Die Spielwelt erinnert mich etwas an „Limbo“, die kniffligen Rätsel an „VVVVVV“. Und dennoch nimmt mich „Hue“ auf eine ganz eigene Reise mit. Grund genug, um euch zu erklären, warum „Hue“ mich so unvorbereitet überrascht und gefesselt hat.


Die Faszination der Farben

Der Begriff „Hue“ ist leitend für so viele Aspekte des unscheinbaren Spiels. Hinter den drei Buchstaben steckt nicht nur der Name des Spiels und der Spielfigur, sondern auch das Leitmotiv: Farben.

Denn in der Welt von „Hue“ können die Menschen nur Grautöne wahrnehmen. Die Wissenschaftlerin Anne möchte sich damit nicht zufrieden geben und glaubt fest, dass es noch mehr Farben gibt. So beginnt sie mit ihren Forschungen in der Farbenlehre und entdeckt, dass es noch Millionen weiterer Farben gibt. Darum erschafft sie einen mysteriösen Ring, der es erlaubt, andere Farben wahrzunehmen und diese zu verändern. Es kommt allerdings zu einer Auseinandersetzung mit ihrem Forschungspartner, und so verschwindet Anne in einem Nichts zwischen den Farben. Als ihr Sohn Hue auf ein Bruchstück des Farb-Rings stößt, lernt er selbst die Faszination der Farben kennen und macht sich auf die Suche nach seiner Mutter.

Eine simple Idee eröffnet hundert Möglichkeiten

„Hue“ lässt mich gleich losspielen und hält sich nicht mit großen Erklärungen auf. Es gibt keine echten Zwischensequenzen. Die gesamte Geschichte wird größtenteils über die Briefe von Anne erzählt, die man auf der Suche nach ihr findet und die uns von einer sanften Stimme vorgetragen werden. Ich kann also weiterspielen und werde nicht angehalten, während mir die Details der Geschichte vorgetragen werden – ein Spielgefühl, das sich auch an anderen Stellen fortsetzt.
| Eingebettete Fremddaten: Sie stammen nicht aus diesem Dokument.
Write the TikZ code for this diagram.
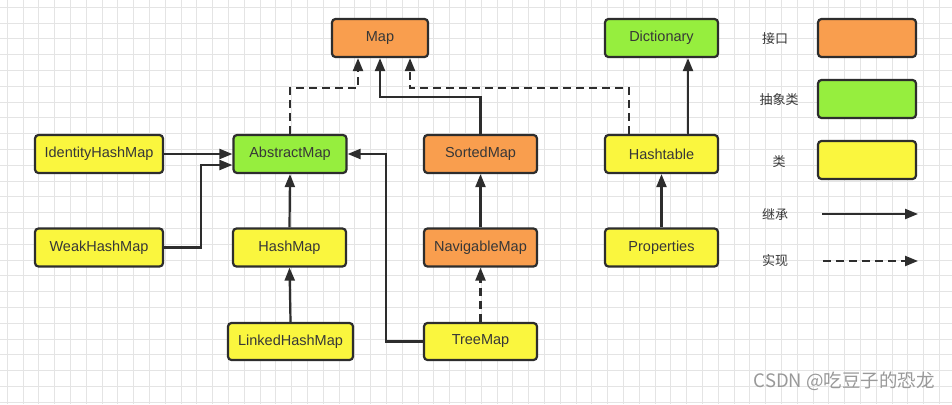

Gleich zu Beginn findet man das erste Fragment von Annes Farb-Ring. Mit diesem Moment wird dem noch eben tristen und stillen Spiel Leben eingehaucht. Alles erstrahlt in einem stechenden Blauton und gleichzeitig setzt die Musik mit ihren klassischen Klängen ein, die mich vom ersten Ton an zur Ruhe kommen lässt. Schnell muss ich mich an den ersten Rätseln probieren. Mit meinem Farb-Ring kann ich die Spielwelt nun blau einfärben. Eine eingestürzte Miene wird wieder begehbar, als ich die blauen Felsen im Weg mit der nun blauen Spielwelt verschmelzen lasse. So ziemlich jedes spätere Rätsel funktioniert nach diesem Grundschema – und dennoch wird schnell klar, welche facettenreichen Rätselideen durch den simplen Ansatz ermöglicht werden.

Stetige Lernkurve

Fortan renne und hüpfe ich durch die Spielwelt, auf der Suche nach den weiteren Farb-Fragmenten. Die Reise bringt mich an die verschiedensten Orte und immer wieder kehre ich an alte Stellen zurück, um mit meinen neuen Farben neue Wege aufzudecken. Dieser Ansatz lässt mich an klassische Metroidvania-Spiele denken, auch wenn der richtige Weg im Vergleich zu einem „Super Metroid“ immer vor meinen Augen liegt.

Denn „Hue“ möchte nicht durch einen zu hohen Schwierigkeitsgrad verschrecken. Es nimmt mich bei den Rätseln aber auch nicht an die Hand und erklärt mir in langatmigen Tutorials kleinschrittig jede Ecke und Kante des Gameplays. Stattdessen bringe ich mir die Mechaniken durch cleveres Design und Ausprobieren von selbst bei. Mit jedem gelösten Rätsel lerne ich dazu und begreife immer mehr die Kniffe der Mechaniken. Immer wieder kommt es zu Momenten, in denen es „klick“ macht und ich mich motiviert durch meinen Erfolg am nächsten Rätsel versuche.

Alles aus einem Guss

Sind die ersten Rätsel noch simpel, geschuldet dem Umstand, dass man nur wenige Farben besitzt, werden die Rätsel mit dem wachsenden Farb-Ring immer kniffliger. Hin und wieder kommt es sogar zu actionreichen Momenten, in denen ich schnell reagieren und gleichzeitig Plattformer-Passagen überwinden muss. Doch wie schwierig ein Rätsel auch zunächst scheinen mag: Zur Verzweiflung kommt es nie, da ich von Rätsel zu Rätsel immer mehr dazu lerne. Daher wirken mir manche Rätsel aber hin und wieder leider auch zu banal und einfach, sodass ich durch ganze Passagen einfach durchrennen kann.